Себя Холодова причисляет к тем поклонникам драматурга, «кто хранит многолетнюю привязанность к чеховской драматургии с ее благородным гуманистическим климатом, с ее проникнутым высшей объективностью художественным миром», а потому настороженно относится к искусственному вторжению в природу чеховского текста, что не мешает ей восхищаться спектаклями отнюдь не традиционными, предлагающими неожиданно смелые трактовки хрестоматийных текстов, такими как «Дядя Ваня» Э. Някрошюса и «Дядя Ваня» Р. Туминаса, «Чайка» Ю. Бутусова или чеховские спектакли Ю. Погребничко.

Особое место в этом разделе занимает рассказ о спектаклях театра «Международная Чеховская лаборатория» под руководством В. Гульченко. «Тайное общество у Рогожской заставы», как называет его критик, притягивает внимание Холодовой свойственной Чехову атмосферой творческого вдохновения, человеческого взаимопонимания, своего рода жертвенности. Ведь приходящие сюда актеры разных театров репетируют и участвуют в спектаклях безвозмездно, привлеченные возможностью соприкоснуться с творчеством любимого писателя. Для них, как и для автора этой книги, произведения Чехова стали частью их повседневной, но не будничной духовной жизни.

Урок пятый. Трудно перечислить всех людей театра, имена которых возникают на страницах книги Холодовой. Трудно, да и не нужно. Куда важнее, что за анализом творчества каждого из них у автора проступает время, начиная с конца 60-х, когда поколение Холодовой — детей «оттепели», младших шестидесятников, как метко называет их в своей вступительной статье А. Р. Волчанский, — входило в жизнь, и вплоть до наших дней.

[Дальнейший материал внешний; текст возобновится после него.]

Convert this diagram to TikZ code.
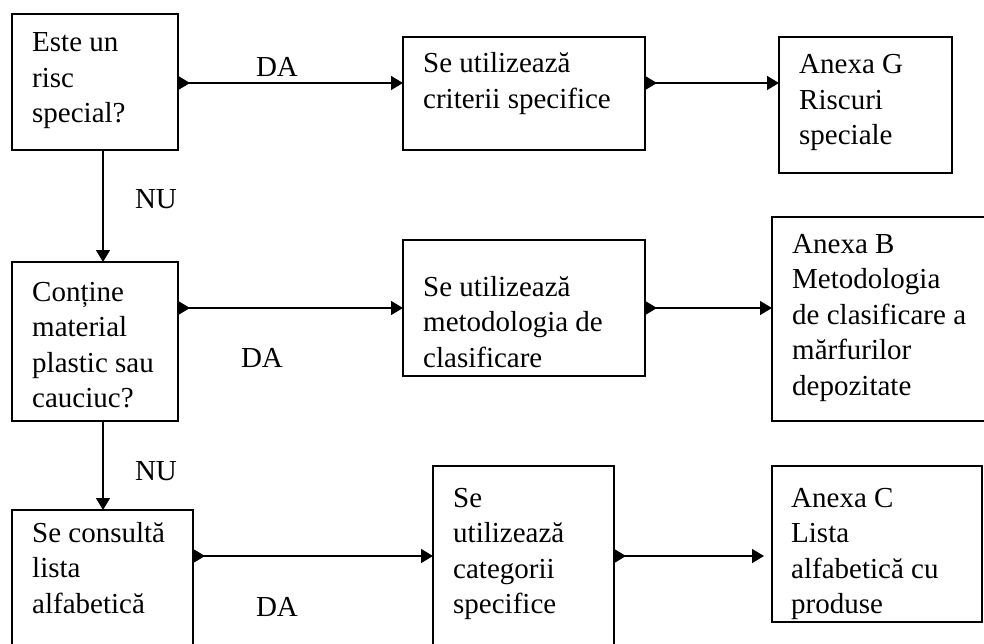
\documentclass[tikz,border=0pt]{standalone}
\usepackage{fontspec}
\setmainfont{Liberation Serif}
\usetikzlibrary{arrows.meta,calc}
\begin{document}
\begin{tikzpicture}[x=1pt,y=-1pt,
  box/.style={draw, line width=1.6pt, anchor=north west, inner sep=0pt, outer sep=0pt},
  txt/.style={anchor=base west, inner sep=0pt, font=\fontsize{29}{35.5}\selectfont},
  lbl/.style={inner sep=0pt, font=\fontsize{29}{35.5}\selectfont},
  flow/.style={line width=1.5pt, -{Triangle[length=12pt,width=14pt]}},
  dflow/.style={line width=1.5pt, {Triangle[reversed,length=12pt,width=14pt]}-{Triangle[length=12pt,width=14pt]}}]
\clip (0,0) rectangle (984,644);
\fill[white] (0,0) rectangle (984,644);
% boxes
\node[box, minimum width=166pt, minimum height=136pt] (b1) at (12,14) {};
\node[box, minimum width=242pt, minimum height=113pt] (b2) at (403,37) {};
\node[box, minimum width=173pt, minimum height=136pt] (b3) at (779,37) {};
\node[box, minimum width=166pt, minimum height=159pt] (b4) at (12,262) {};
\node[box, minimum width=242pt, minimum height=136pt] (b5) at (403,240) {};
\node[box, minimum width=240pt, minimum height=204pt] (b6) at (772,217) {};
\node[box, minimum width=181pt, minimum height=160pt] (b7) at (12,510) {};
\node[box, minimum width=181pt, minimum height=200pt] (b8) at (433,466) {};
\node[box, minimum width=210pt, minimum height=156pt] (b9) at (772,466) {};
% texts
\node[txt] (t1) at (32,52) {\parbox[t]{160pt}{\raggedright Este un\\risc\\special?}};
\node[txt] (t2) at (423,73) {\parbox[t]{220pt}{\raggedright Se utilizează\\criterii specifice}};
\node[txt] (t3) at (799,74) {\parbox[t]{160pt}{\raggedright Anexa G\\Riscuri\\speciale}};
\node[txt] (t4) at (32,301) {\parbox[t]{160pt}{\raggedright Conține\\material\\plastic sau\\cauciuc?}};
\node[txt] (t5) at (423,296) {\parbox[t]{220pt}{\raggedright Se utilizează\\metodologia de\\clasificare}};
\node[txt] (t6) at (792,253) {\parbox[t]{240pt}{\raggedright Anexa B\\Metodologia\\de clasificare a\\mărfurilor\\depozitate}};
\node[txt] (t7) at (32,542) {\parbox[t]{170pt}{\raggedright Se consultă\\lista\\alfabetică}};
\node[txt] (t8) at (453,507) {\parbox[t]{160pt}{\raggedright Se\\utilizează\\categorii\\specifice}};
\node[txt] (t9) at (791,507) {\parbox[t]{190pt}{\raggedright Anexa C\\Lista\\alfabetică cu\\produse}};
% labels
\node[lbl] (l1) at (277,67) {DA};
\node[lbl] (l2) at (156,199) {NU};
\node[lbl] (l3) at (262,358) {DA};
\node[lbl] (l4) at (156,471) {NU};
\node[lbl] (l5) at (277,607) {DA};
% helper coordinates
\coordinate (r1) at (0,83);
\coordinate (r2) at (0,308);
\coordinate (r3) at (0,556);
\coordinate (vx) at (103,0);
% connectors
\draw[dflow] (b1.east |- r1) -- (b2.west |- r1);
\draw[dflow] (b2.east |- r1) -- (b3.west |- r1);
\draw[dflow] (b4.east |- r2) -- (b5.west |- r2);
\draw[dflow] (b5.east |- r2) -- (b6.west |- r2);
\draw[dflow] (b7.east |- r3) -- (b8.west |- r3);
\draw[dflow, shorten >=8pt] (b8.east |- r3) -- (b9.west |- r3);
\draw[flow] (b1.south -| vx) -- (b4.north -| vx);
\draw[flow] (b4.south -| vx) -- (b7.north -| vx);
\end{tikzpicture}
\end{document}
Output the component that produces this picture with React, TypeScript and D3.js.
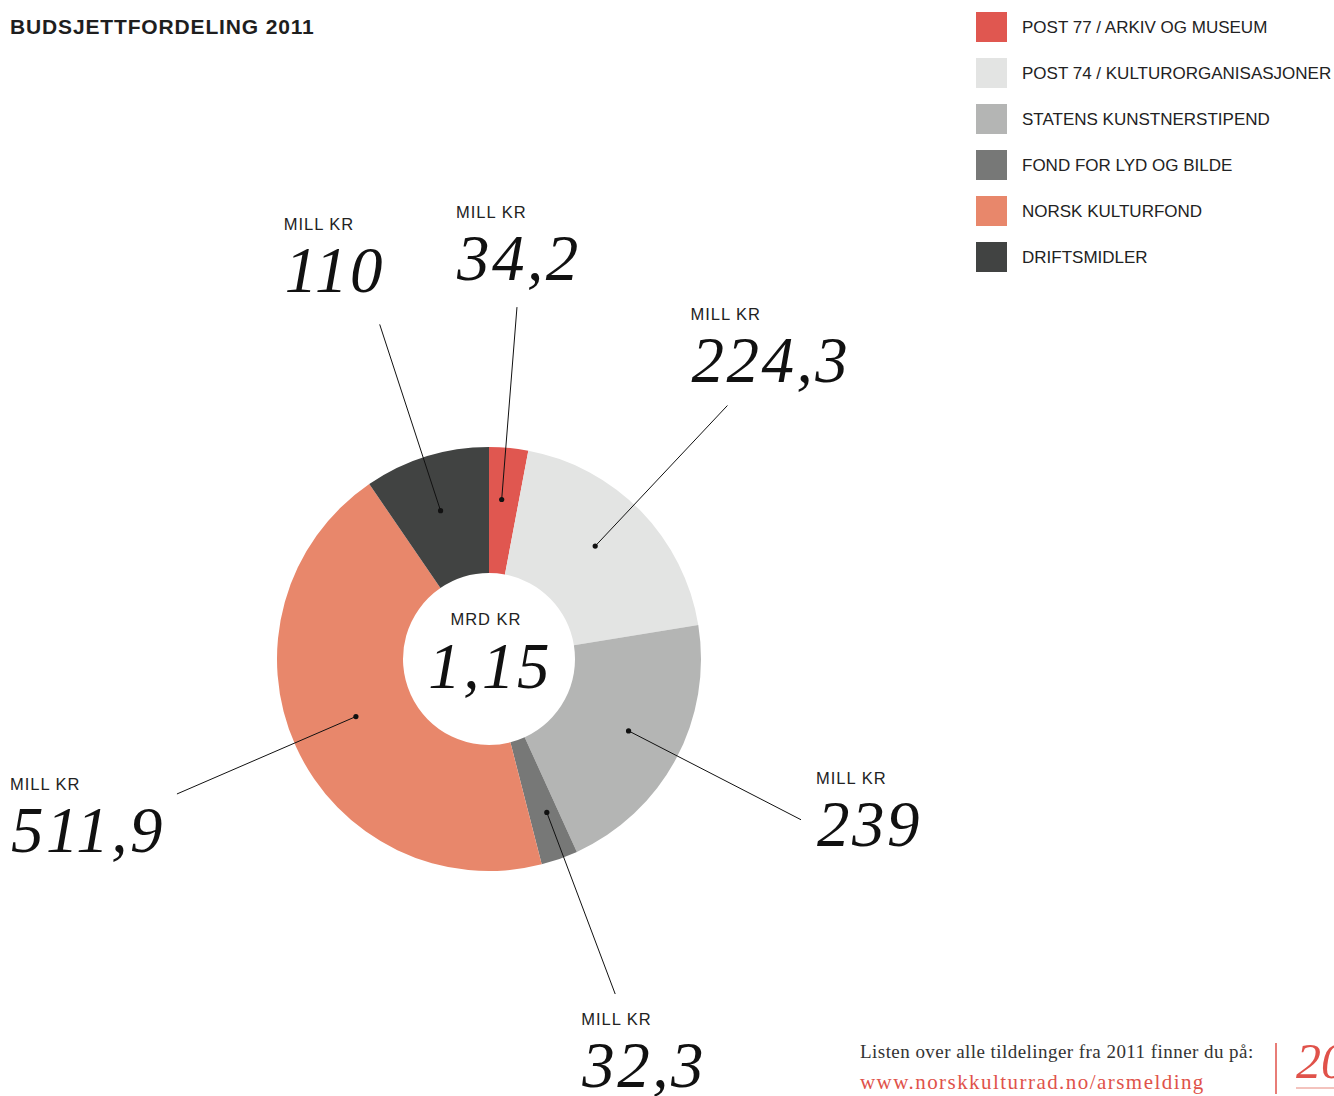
import React from 'react';
import * as d3 from 'd3';

// budget 2011, mill kr
const categories = [
  'POST 77 / ARKIV OG MUSEUM',
  'POST 74 / KULTURORGANISASJONER',
  'STATENS KUNSTNERSTIPEND',
  'FOND FOR LYD OG BILDE',
  'NORSK KULTURFOND',
  'DRIFTSMIDLER',
];
const values = [34.2, 224.3, 239, 32.3, 511.9, 110];
const valueLabels = ['34,2', '224,3', '239', '32,3', '511,9', '110'];
const colors = ['#e05750', '#e3e4e3', '#b4b5b4', '#777877', '#e8876b', '#414342'];
const totalLabel = '1,15';

// leader line tweaks (angle nudge in degrees, dot radius, end radius)
// and where the label text sits relative to the end of the line
const labelLayout = [
  { da: -0.8, r0: 160, r1: 353, dx: -60, dy: -27 },
  { da: -2.5, r0: 155, r1: 348, dx: -36, dy: -24 },
  { da: -0.9, r0: 157, r1: 351, dx: 16, dy: 26 },
  { da: -1.2, r0: 164, r1: 358, dx: -33, dy: 93 },
  { da: 1.0, r0: 145, r1: 340, dx: -166, dy: 58 },
  { da: -0.9, r0: 156, r1: 352, dx: -95, dy: -32 },
];

const W = 1334, H = 1096;
const cx = 489, cy = 659;
const outerR = 212, innerR = 86;

const sans = '"Liberation Sans", Arial, sans-serif';
const serif = '"Liberation Serif", "Times New Roman", serif';

export default function App() {
  React.useEffect(() => {
    document.body.style.margin = '0';
  }, []);

  const pie = d3.pie<number>().sort(null).value(d => d);
  const arcs = pie(values);
  const arc = d3.arc<d3.PieArcDatum<number>>().innerRadius(innerR).outerRadius(outerR);

  const polar = (a: number, r: number) => [Math.sin(a) * r, -Math.cos(a) * r];

  return (
    <svg width={W} height={H} style={{ display: 'block', background: '#fff' }}>
      <text x={10} y={34} fontFamily={sans} fontWeight="bold" fontSize={21} letterSpacing={0.85} fill="#1e1e1e">
        BUDSJETTFORDELING 2011
      </text>

      {/* legend */}
      <g>
        {categories.map((c, i) => (
          <g key={c} transform={`translate(976,${12 + i * 46})`}>
            <rect width={31} height={30} fill={colors[i]} />
            <text x={46} y={20.5} fontFamily={sans} fontSize={17} fill="#222">{c}</text>
          </g>
        ))}
      </g>

      <g transform={`translate(${cx},${cy})`}>
        {arcs.map((a, i) => (
          <path key={i} d={arc(a) || ''} fill={colors[i]} />
        ))}

        {arcs.map((a, i) => {
          const L = labelLayout[i];
          const mid = (a.startAngle + a.endAngle) / 2 + (L.da * Math.PI) / 180;
          const [x1, y1] = polar(mid, L.r0);
          const [x2, y2] = polar(mid, L.r1);
          const tx = x2 + L.dx;
          const ty = y2 + L.dy;
          return (
            <g key={'l' + i}>
              <line x1={x1} y1={y1} x2={x2} y2={y2} stroke="#111" strokeWidth={1} />
              <circle cx={x1} cy={y1} r={2.6} fill="#111" />
              <text x={tx - 1} y={ty - 62} fontFamily={sans} fontSize={16.5} letterSpacing={1} fill="#222">MILL KR</text>
              <text x={tx} y={ty} fontFamily={serif} fontStyle="italic" fontSize={65} letterSpacing={2.5} fill="#111">{valueLabels[i]}</text>
            </g>
          );
        })}

        <text x={-3} y={-34} textAnchor="middle" fontFamily={sans} fontSize={16.5} letterSpacing={1} fill="#222">MRD KR</text>
        <text x={1} y={29} textAnchor="middle" fontFamily={serif} fontStyle="italic" fontSize={65} letterSpacing={2.5} fill="#111">{totalLabel}</text>
      </g>

      {/* footer */}
      <text x={860} y={1058} fontFamily={serif} fontSize={19} letterSpacing={0.45} fill="#333">
        Listen over alle tildelinger fra 2011 finner du på:
      </text>
      <text x={860} y={1089} fontFamily={serif} fontSize={21} fill="#e0524a" letterSpacing={1.45}>
        www.norskkulturrad.no/arsmelding
      </text>
      <line x1={1276} y1={1043} x2={1276} y2={1094} stroke="#e0524a" strokeWidth={1.5} />
      <text x={1296} y={1078} fontFamily={serif} fontStyle="italic" fontSize={50} fill="#e0524a">20</text>
      <line x1={1296} y1={1088} x2={1334} y2={1088} stroke="#e8877c" strokeWidth={1} />
    </svg>
  );
}
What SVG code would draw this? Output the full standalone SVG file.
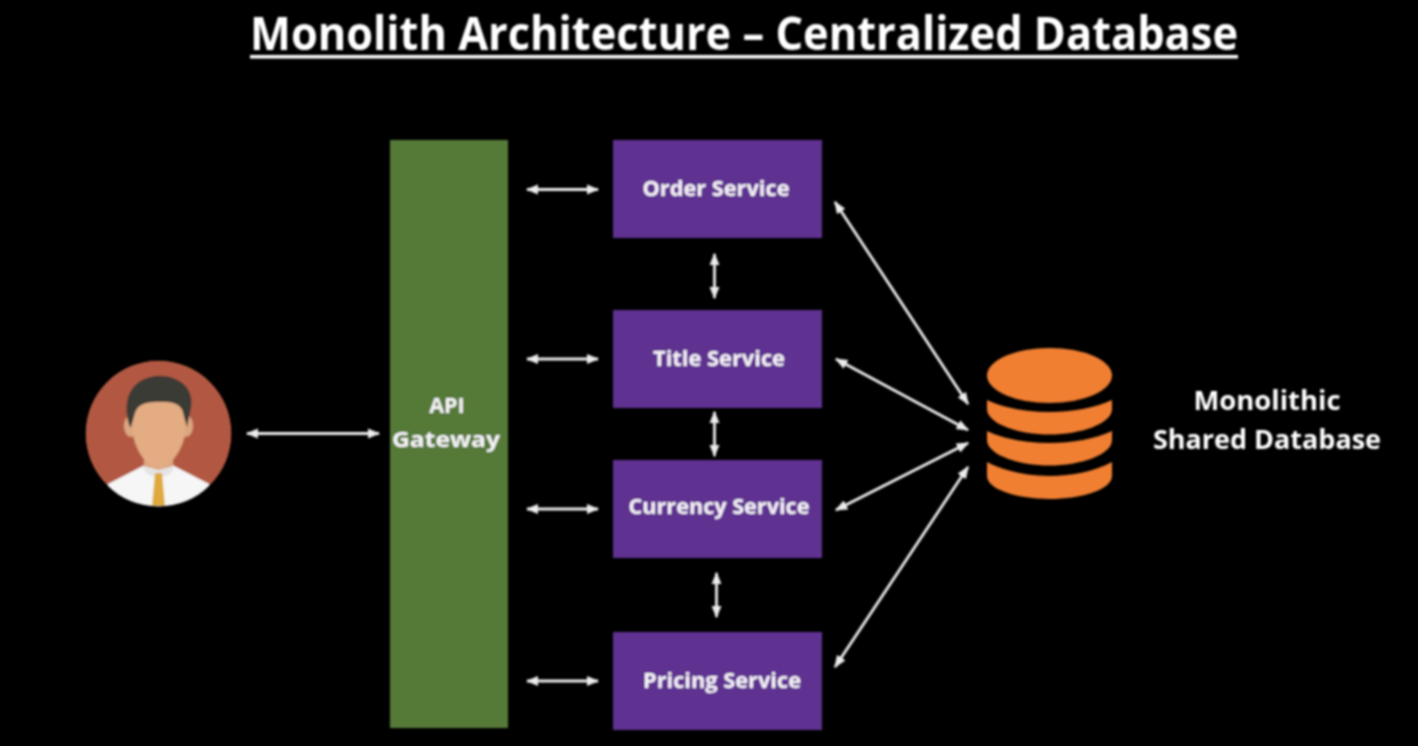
<svg xmlns="http://www.w3.org/2000/svg" width="1418" height="746" viewBox="0 0 1418 746">
<style>
text{font-family:"Open Sans","Noto Sans","Liberation Sans",sans-serif;font-weight:700;fill:#f7f4f9;text-anchor:middle}
.svc{fill:#5f3191}
.lbl{font-size:21.500px}
.db{font-size:26.500px;fill:#fff}
.conn{stroke:#ececec;stroke-width:2.8;fill:none;marker-start:url(#ah);marker-end:url(#ah)}
.cyl{fill:#f07f32}
</style>
<defs>
<marker id="ah" viewBox="0 0 10 8" refX="9" refY="4" markerWidth="4.500" markerHeight="3.600" orient="auto-start-reverse"><path d="M0 0L10 4L0 8Z" fill="#ececec"/></marker>
<clipPath id="avatarClip"><circle cx="158.500" cy="433.500" r="73"/></clipPath>
<filter id="soft" x="-5%" y="-5%" width="110%" height="110%"><feGaussianBlur stdDeviation="0.8"/></filter>
</defs>
<rect width="1418" height="746" fill="#000"/>
<g filter="url(#soft)">
<g id="title">
<text x="744" y="50" font-size="46" textLength="988" lengthAdjust="spacingAndGlyphs" style="fill:#fff">Monolith Architecture – Centralized Database</text>
<rect x="250" y="55" width="988" height="3.500" fill="#fff"/>
</g>
<g id="user">
<g clip-path="url(#avatarClip)">
<circle cx="158.500" cy="433.500" r="73" fill="#b25843"/>
<path d="M108 484L143 466H174L209 484V510H108Z" fill="#f6f6f6"/>
<path d="M143 466L146 462H171L174 466C174 472 168 476 158.500 478C149 476 143 472 143 466Z" fill="#e4e4e4"/>
<path d="M155 473H162L165 506H152Z" fill="#dfaa3a"/>
<ellipse cx="131" cy="426" rx="7" ry="11" fill="#dba680"/>
<ellipse cx="186" cy="426" rx="7" ry="11" fill="#dba680"/>
<path d="M144 450H173V466L158.500 470L144 466Z" fill="#dba680"/>
<path d="M132 395H186V425C186 446 171 468 158.500 468C146 468 132 446 132 425Z" fill="#e3ac82"/>
<path d="M130 427C122 405 127 380 155 376C178 374 195 388 191 408L187 427L184 417C183 407 178 401 160 402C148 402 138 403 135 413L131 427Z" fill="#3b3a36"/>
</g>
</g>
<g id="api-gateway">
<rect x="390" y="140" width="118" height="588" fill="#557a38"/>
<text class="lbl" x="447" y="413">API</text>
<text class="lbl" x="446" y="447" textLength="108" lengthAdjust="spacingAndGlyphs">Gateway</text>
</g>
<g id="order-service"><rect class="svc" x="613" y="140" width="209" height="98"/><text class="lbl" x="716" y="196" textLength="147" lengthAdjust="spacingAndGlyphs">Order Service</text></g>
<g id="title-service"><rect class="svc" x="613" y="310" width="209" height="98"/><text class="lbl" x="719" y="366" textLength="132" lengthAdjust="spacingAndGlyphs">Title Service</text></g>
<g id="currency-service"><rect class="svc" x="613" y="460" width="209" height="98"/><text class="lbl" x="719" y="514" textLength="181" lengthAdjust="spacingAndGlyphs">Currency Service</text></g>
<g id="pricing-service"><rect class="svc" x="613" y="632" width="209" height="98"/><text class="lbl" x="722" y="688" textLength="158" lengthAdjust="spacingAndGlyphs">Pricing Service</text></g>
<g id="database">
<ellipse class="cyl" cx="1049.500" cy="375.500" rx="62.500" ry="27.500"/>
<path class="cyl" d="M987 400C1004 408 1027 412 1049.500 412C1072 412 1095 408 1112 400V409C1112 424 1080 434.500 1049.500 434.500C1019 434.500 987 424 987 409Z"/>
<path class="cyl" d="M987 431C1004 439 1027 443 1049.500 443C1072 443 1095 439 1112 431V440C1112 455 1080 465.500 1049.500 465.500C1019 465.500 987 455 987 440Z"/>
<path class="cyl" d="M987 462C1004 471 1027 476 1049.500 476C1072 476 1095 471 1112 462V476C1112 490 1080 499 1049.500 499C1019 499 987 490 987 476Z"/>
<text class="db" x="1267" y="410" textLength="147" lengthAdjust="spacingAndGlyphs">Monolithic</text>
<text class="db" x="1267" y="449" textLength="228" lengthAdjust="spacingAndGlyphs">Shared Database</text>
</g>
<g id="connectors">
<line class="conn" x1="527" y1="189.500" x2="598" y2="189.500"/>
<line class="conn" x1="247" y1="433.500" x2="379" y2="433.500"/>
<line class="conn" x1="527" y1="359" x2="598" y2="359"/>
<line class="conn" x1="527" y1="509" x2="598" y2="509"/>
<line class="conn" x1="527" y1="681" x2="598" y2="681"/>
<line class="conn" x1="714.500" y1="254" x2="714.500" y2="298"/>
<line class="conn" x1="714.500" y1="412" x2="714.500" y2="456"/>
<line class="conn" x1="716.500" y1="573" x2="716.500" y2="617"/>
<line class="conn" x1="835" y1="202" x2="968" y2="404"/>
<line class="conn" x1="836" y1="359" x2="968" y2="430"/>
<line class="conn" x1="836" y1="510" x2="968" y2="443"/>
<line class="conn" x1="835" y1="667" x2="968" y2="467"/>
</g>
</g>
</svg>
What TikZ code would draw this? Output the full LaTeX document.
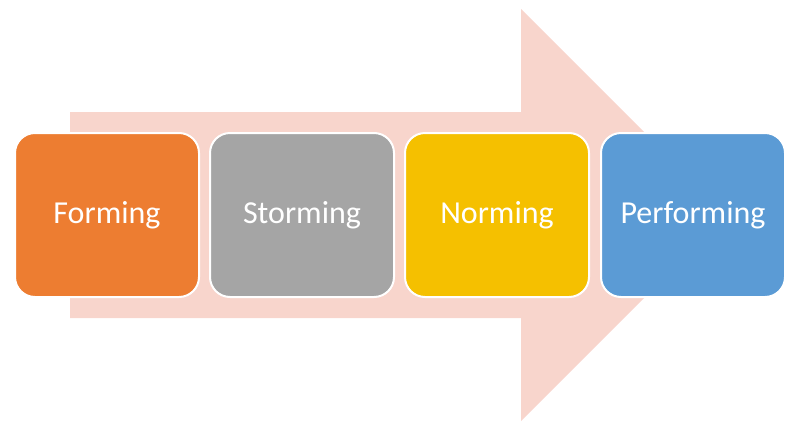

Образ меняющегося времени постоянно присутствует на страницах этой книги, будь то анализ русской классики на современной сцене, который автор упреждает грустным замечанием о том, что «сегодня, когда в гласности нет дефицита (но пока мало проку), все меньше становится голосов, которым хотелось бы не только внимать, но и доверять», или не буквальное, но угаданное критиком сходство доктора Стокмана в исполнении Хорена Абрамяна («Враг народа» Г. Ибсена на сцене Театра имени Г. Сундукяна) с академиком Сахаровым на трибуне Съезда народных депутатов.

Именно время, по словам Холодовой, диктует новые трактовки чеховских произведений, поэтому так важно для нее проследить сценическую жизнь пьес Чехова на протяжении нескольких десятилетий, провести грань между классической литературой и современной сценой, «которая по традиции и благодаря недавнему раскрепощению развивается в самых разных направлениях, в частности прочитывая классику весьма субъективно», как пишет автор. И здесь, утверждает Холодова, не только классик-драматург, но и «талантливый режиссер, к какому бы направлению в искусстве он ни принадлежал, тоже заслуживает к себе отношения типа “шу” — уважения к его объективно существующей духовной реальности».

«Уважение» — вот слово, которое так часто повторяется в ее статьях, обращенное и к людям театра, и к собратьям-критикам, и к зрителям-читателям. Не судить, не поучать, а уважать и помогать даже тогда, когда поставленный критиком диагноз долгих лет жизни спектаклю не сулит.

На этом можно было бы закончить, однако позволю себе небольшое лирическое отступление. В одном из залов Русского музея висит картина К. Брюллова «Итальянский полдень». На ней изображена молодая женщина, любующаяся кистью винограда, похожая, как мне всегда казалось, на Галю Холодову с ее румянцем, яркими глазами, душевной грацией и красотой. Прошли годы, в ее характере появились новые черты, определившие моральный пафос этой книги. Но и сегодня я представляю ее себе такой, какой увидела когда-то, в дни нашей общей студенческой весны, такой, как на картине «Итальянский полдень».